The Portsmouth International Port (PIP) is located within Portsmouth Harbour, to the North East of the Portsmouth Naval Base. It is the UK’s most successful council-owned port and the second busiest cross-channel port in the country. It provides a significant contribution to the council’s budget, which helps to support essential services.
With over two million passengers, 250,000 lorry movements and 900,000 cars a year coming through the port, it is critical that the infrastructure can meet the needs of customers. To continue with these movements, PIP required periodic maintenance to dredge to its berth and approaches to remove localised build-up of harbour silt. To cater for further deep draught and large vessels operating on Berth 2, a capital dredge and disposal of seabed materials – to 8.7 Below Chart Datum (BDC) was undertaken.
Within the eastern and western extremities of the dredge area, scour protection and mattresses existed. These are formed from concrete/grout and the existing mattresses had to be broken out, disposed of to the land and the East Scour Mattress replaced at lower level.
Speaking to Premier Engineering about the project, Anisa Koci, Project Manager at Portsmouth City Council said: “As a major UK port this vital work was essential to help drive ambitions to grow the business. With dredging, and other associated works, the port will be able to handle cruise ships up to 253m in length. This could mean we are able to double the number of cruise calls for the port over the next few years, which means an increase in significant customer spend for the city.
“The Berth 2 Dredging scheme, part of the Portsmouth International Port development, was the first marine construction project that I was involved in, so it had significant importance to me. This project gave me a good experience of working with various stakeholders and maritime specialist contractors like Scour Protection Ltd and Proserve Ltd. Undertaking works on a live marine environment is a big responsibility but at the same time it gives you a lot of satisfaction during the delivery of the works.

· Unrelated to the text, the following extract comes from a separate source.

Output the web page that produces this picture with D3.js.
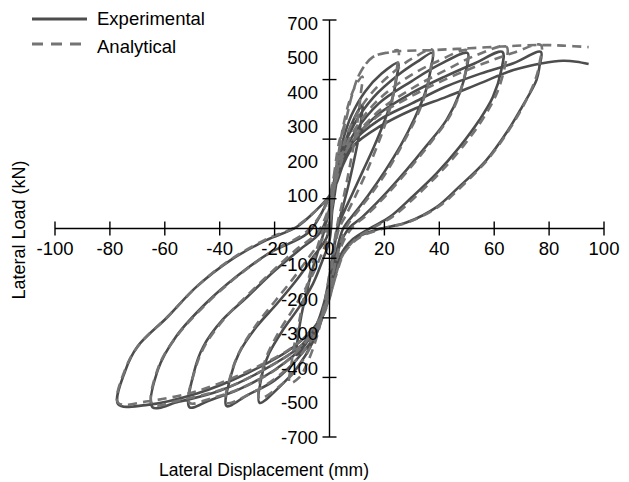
<!DOCTYPE html>
<html><head><meta charset="utf-8">
<script src="https://cdn.jsdelivr.net/npm/d3@7/dist/d3.min.js"></script>
<style>body{margin:0;background:#fff}text{font-family:"Liberation Sans",Arial,sans-serif;fill:#000}</style>
</head><body><svg id="c" width="629" height="482"></svg>
<script>
// ---- data ----
const xTicks = [-100,-80,-60,-40,-20,0,20,40,60,80,100];
const yTicks = [700,500,300,100,-100,-300,-500,-700];
const yTickLabels = ["700","500","400","300","200","100","0","-100","-200","-300","-400","-500","-700"];
const seriesNames = ["Experimental","Analytical"];

// Experimental cycles [displacement mm, load kN]
const expC0 = [[0,0],[1.5,90],[3,180],[5.5,280],[8.5,360],[12,415],[11.6,370],[10.5,300],[8.5,210],[6.5,130],[4.5,60],[2.8,0],[1.3,-80],[0,-160],[-2,-250],[-5,-330],[-8.5,-385],[-12,-425],[-11.4,-360],[-10.2,-290],[-8.5,-220],[-6.3,-140],[-4,-70],[-2,-10],[0,70]];
const expC1 = [[1.5,150],[3,230],[5,300],[8,380],[13,460],[19,520],[25,556],[24.5,510],[23,440],[20,360],[16,270],[12,190],[8,110],[5,50],[3,0],[1.5,-80],[0,-180],[-2,-280],[-6,-380],[-12,-470],[-18,-530],[-25.5,-585],[-24.3,-480],[-22,-419],[-17,-341],[-11,-263],[-6,-185],[-2.5,-106],[0,-40]];
const expC2 = [[1,60],[2.5,180],[5,270],[9,350],[16,440],[25,515],[32,560],[37.5,589],[37,540],[35,460],[31,370],[26,280],[20,190],[14,110],[9,50],[5,0],[3,-60],[1.5,-130],[0,-200],[-2,-280],[-6,-370],[-12,-440],[-20,-510],[-30,-560],[-37.5,-596],[-35.8,-490],[-33,-419],[-26.6,-330],[-19,-251],[-12,-173],[-6,-96],[-1,-29]];
const expC3 = [[0.5,50],[2.5,170],[5,250],[9,320],[18,420],[30,495],[40,550],[50.3,589],[50,540],[47.4,454],[42.6,364],[35,274],[28,196],[19.3,106],[12,39],[7,0],[4,-50],[2,-120],[0,-200],[-3,-300],[-9,-390],[-20,-475],[-33,-540],[-44,-578],[-51,-600],[-49.3,-480],[-46,-397],[-39,-307],[-30,-230],[-21,-150],[-11,-72],[-3.6,-16]];
const expC4 = [[-0.5,50],[2.5,165],[5,240],[9,300],[18,385],[30,455],[42,510],[53,555],[63,593],[62.6,532],[59.5,441],[54.6,364],[47.4,274],[39,185],[30,105],[22,39],[14.6,0],[8,-40],[4,-90],[1.5,-170],[0,-230],[-3,-300],[-10,-390],[-25,-480],[-40,-545],[-55,-582],[-64.5,-600],[-62.5,-474],[-56,-364],[-45,-251],[-34,-162],[-22,-83],[-8,-16],[-3,50]];
const expC5 = [[0,110],[2.5,160],[5,230],[8.5,290],[18,364],[30,420],[42,475],[55,520],[67,555],[77,593],[76.5,545],[75.4,498],[70,406],[65,329],[57,228],[47,138],[39,72],[28,20],[18,-2],[10,-30],[5,-80],[2,-160],[0,-230],[-3.6,-307],[-13,-397],[-30,-486],[-48,-553],[-67,-593],[-77,-590],[-74.5,-480],[-70,-397],[-59,-297],[-48.5,-196],[-36,-106],[-23,-39],[-12,5],[-5,60],[0,110]];
const expFinal = [[2.5,150],[5,215],[9,280],[18,341],[30,398],[42.6,442],[55,488],[67,532],[77.6,555],[85,563],[90,560],[94.4,552]];

// Analytical cycles
const anaC0 = [[0,0],[1,90],[2.5,200],[4.5,320],[7,420],[9.5,480],[12,510],[11.5,460],[10.5,380],[9,290],[7,190],[5,100],[3,20],[1.5,-60],[0,-150],[-2,-260],[-4.5,-360],[-8,-450],[-11,-500],[-14.5,-519],[-13.8,-450],[-12.8,-390],[-11,-310],[-9,-220],[-6.5,-130],[-4,-50],[-1.5,20],[0,80]];
const anaC1 = [[1.5,170],[3.5,290],[6,364],[8,441],[11,520],[15.7,575],[22,592],[25,598],[24.6,540],[23.5,460],[21,370],[17.5,280],[13.5,190],[9.5,110],[6,45],[3.5,0],[1.8,-70],[0.3,-160],[-2,-270],[-5.5,-370],[-11,-460],[-17,-520],[-25.5,-570],[-24.3,-470],[-22.5,-420],[-18,-340],[-12.5,-260],[-7.5,-180],[-3.5,-100],[-1,-40]];
const anaC2 = [[0.5,40],[2,150],[4.5,260],[8,350],[14,440],[22,515],[30,570],[37.5,600],[37,545],[35.5,470],[32,380],[27,290],[21.5,200],[15.5,120],[10.5,60],[6.5,10],[4,-50],[2,-120],[0.3,-200],[-2,-280],[-6,-365],[-12,-440],[-20,-505],[-29,-555],[-37.5,-585],[-35.6,-480],[-32,-400],[-26,-315],[-19.5,-240],[-13,-165],[-7,-90],[-2,-25]];
const anaC3 = [[0,50],[2,160],[4.5,245],[9,330],[17,425],[28,505],[39,560],[50.3,598],[50,550],[48,470],[44,380],[37,290],[30,210],[21,115],[13.5,45],[8,0],[4.5,-55],[2,-125],[0,-200],[-3,-300],[-9,-385],[-19,-470],[-32,-535],[-43,-570],[-51,-585],[-49,-475],[-45.5,-395],[-38.5,-305],[-30,-225],[-21,-145],[-12,-70],[-4.5,-15]];
const anaC4 = [[-1,50],[2,160],[4.5,235],[9,305],[18,395],[30,470],[42,530],[53,580],[64.5,610],[64,550],[61,455],[56,370],[49,280],[40.5,190],[31.5,108],[23,40],[15.5,0],[9,-40],[4.5,-95],[1.8,-175],[0,-235],[-3,-305],[-10,-390],[-24,-475],[-39,-540],[-54,-575],[-64.5,-590],[-62.3,-465],[-55.5,-360],[-44.5,-250],[-33.5,-160],[-21.5,-80],[-8.5,-12],[-3,50]];
const anaC5 = [[0,105],[2.5,165],[5,240],[9,300],[18,380],[30,445],[42,500],[55,550],[67,590],[77,616],[76.6,560],[75,500],[70.5,410],[65,325],[57.5,230],[48,140],[40,75],[29,22],[19,-2],[11,-30],[5.5,-80],[2.3,-160],[0,-230],[-3.6,-305],[-13,-395],[-30,-480],[-48,-545],[-66,-580],[-77,-585],[-74.3,-470],[-69.5,-392],[-58.5,-292],[-48,-192],[-36,-104],[-23.5,-38],[-12.5,5],[-5,60],[0,110]];
const anaFinal = [[1,150],[3.5,260],[6,364],[8,441],[11,520],[15.7,575],[22,592],[37.5,599],[51,605],[64.5,612],[77,616],[85,614],[94.4,609]];

const experimental = [].concat(expC0,expC1,expC2,expC3,expC4,expC5,expFinal);
const analytical = [].concat(anaC0,anaC1,anaC2,anaC3,anaC4,anaC5,anaFinal);

// ---- drawing ----
const svg = d3.select("#c");
const x = d3.scaleLinear().domain([-100,100]).range([55,604]);
const y = d3.scaleLinear().domain([-700,700]).range([437,20]);
const yLab = d3.scalePoint().domain(yTickLabels).range([23,437]);

const line = d3.line().x(d=>x(d[0])).y(d=>y(d[1])).curve(d3.curveCatmullRom.alpha(0.5));

svg.append("path").datum(experimental).attr("d",line)
  .attr("fill","none").attr("stroke","#4d4d4d").attr("stroke-width",2.6).attr("stroke-linejoin","round");
svg.append("path").datum(analytical).attr("d",line)
  .attr("fill","none").attr("stroke","#747474").attr("stroke-width",2.6).attr("stroke-dasharray","9,6");

// axes
const ax = svg.append("g").attr("stroke","#000").attr("stroke-width",1.4);
ax.append("line").attr("x1",x(-100)).attr("x2",x(100)).attr("y1",y(0)).attr("y2",y(0));
ax.append("line").attr("x1",x(0)).attr("x2",x(0)).attr("y1",y(700)).attr("y2",y(-700));
ax.selectAll(".xt").data(xTicks).join("line").attr("x1",d=>x(d)).attr("x2",d=>x(d)).attr("y1",y(0)-7).attr("y2",y(0)+7);
ax.selectAll(".yt").data(yTicks).join("line").attr("x1",x(0)-7).attr("x2",x(0)+7).attr("y1",d=>y(d)).attr("y2",d=>y(d));

svg.selectAll(".xl").data(xTicks).join("text").attr("x",d=>x(d)).attr("y",y(0)+26.5)
  .attr("text-anchor","middle").attr("font-size",18.5).text(d=>d);
svg.selectAll(".yl").data(yTickLabels).join("text").attr("x",318).attr("y",d=>yLab(d)).attr("dy","0.36em")
  .attr("text-anchor","end").attr("font-size",18.5).text(d=>d);

svg.append("text").attr("x",264).attr("y",476).attr("text-anchor","middle").attr("font-size",17.5).text("Lateral Displacement (mm)");
svg.append("text").attr("transform","translate(25,230) rotate(-90)").attr("text-anchor","middle").attr("font-size",18).text("Lateral Load (kN)");

// legend
const lg = svg.append("g");
lg.append("line").attr("x1",32).attr("x2",87).attr("y1",19).attr("y2",19).attr("stroke","#4d4d4d").attr("stroke-width",3);
lg.append("line").attr("x1",32).attr("x2",87).attr("y1",44).attr("y2",44).attr("stroke","#747474").attr("stroke-width",3).attr("stroke-dasharray","11,8");
lg.append("text").attr("x",97).attr("y",25).attr("font-size",18.5).text(seriesNames[0]);
lg.append("text").attr("x",97).attr("y",52.5).attr("font-size",18.5).text(seriesNames[1]);
</script></body></html>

“Portsmouth International Port is currently planning to replace the 30-year-old passenger boarding tower, which is required to get onto the ships. The Berth 2 Levelling project is currently in the tender process and will involve essential levelling works to take place on the cruise berth, which would mean that the port could accommodate many more cruise liners who find the current layout challenging.”
Scour Protection Ltd worked alongside WM Plant, Baker Trayte Marine and ML Dredging to complete the work, which was project managed by Portsmouth City Council.
Premier Engineering also spoke to Chris Drake from Scour Protection Ltd about the project in a bit more detail.
What has this project involved?
“Portsmouth City Council, who owns the port, realised that there was a window for cruise liners to come into Portsmouth but they didn’t have a berth to put them on because they are too big. They asked me and my company to take on the project and dredge the berth as well as installing protection against the propellers.”
Have you worked with the council before or were they a new client for you?
“We have worked for them for about 25 years so we know each other very well and we do a lot of their marine projects.”
Would you say this was quite a big project?
“Yes, it was fairly big for us. We started in the middle of December 2018 and finished in mid-March 2019. We actually completed the project under budget and early so that was good!”
With a project like this, do you need to use any specialist equipment?
“Because there wasn’t a dredger available that was big enough in the UK and because all of the big dredging units in the UK where busy when we needed one, we had to make one. We used a company called Baker Trayte who supplied the barge, which was 25m long by 14m wide. We then put a 120 tonne excavator from WM Plant onto the barge and towed it round to the wharf to dig out the spoil to the required level. We used a special computer system that let us control where we were digging and then put the spoil into slip barges. The spoil was then taken out to the Nad Tower and dropped out to sea. It is such deep water so when they open the doors it spreads out so that means that there isn’t just a pile of mud sat on the seabed!”
Would you say there was anything interesting or unique about the project?
“It was a strange one because we installed something called Proserve Mats. If you imagine an Airbed full of concrete; we put these things onto the bed which is like a material and then you pump concrete into them. They then fill up and make a bed. We installed the protection on the bed port in 1994 and 2010 and they were in the way for the new berth so they had to be installed deeper. We had to take them out and that hadn’t been done before, especially with mats of that size so that was quite interesting. It all went well and very smoothly so there were no problems with that side of things.”
Were there any difficulties or challenges with the project?
“There were quite a few to be honest. One was working in winter. That was quite hard because of the bad weather and cold conditions. Also, working in the marine environment is difficult because of the tide, different conditions that make it problematic and the driver of the excavator couldn’t see what he was digging because of the conditions. To help with that we used a special computer called a Prolec which helped to show where he was digging and that was a big help. Overall it went well.
Is this something that will have to be done again in the future?
“It is a onetime thing for this berth. They may do other berths in the future if this is successful but it is something that does happen quite a lot in different palaces.”
What has it meant for you to be involved with this project?
“It has been nice to keep the relationship ongoing with client. We are lucky that we are a marine contractor that gets to work all over the UK but this time, it was actually very nice to be at home and working on home turf. We knew everyone, knew where everything was and knew where to get equipment from if something broke down and we needed it at short notice so that was good.”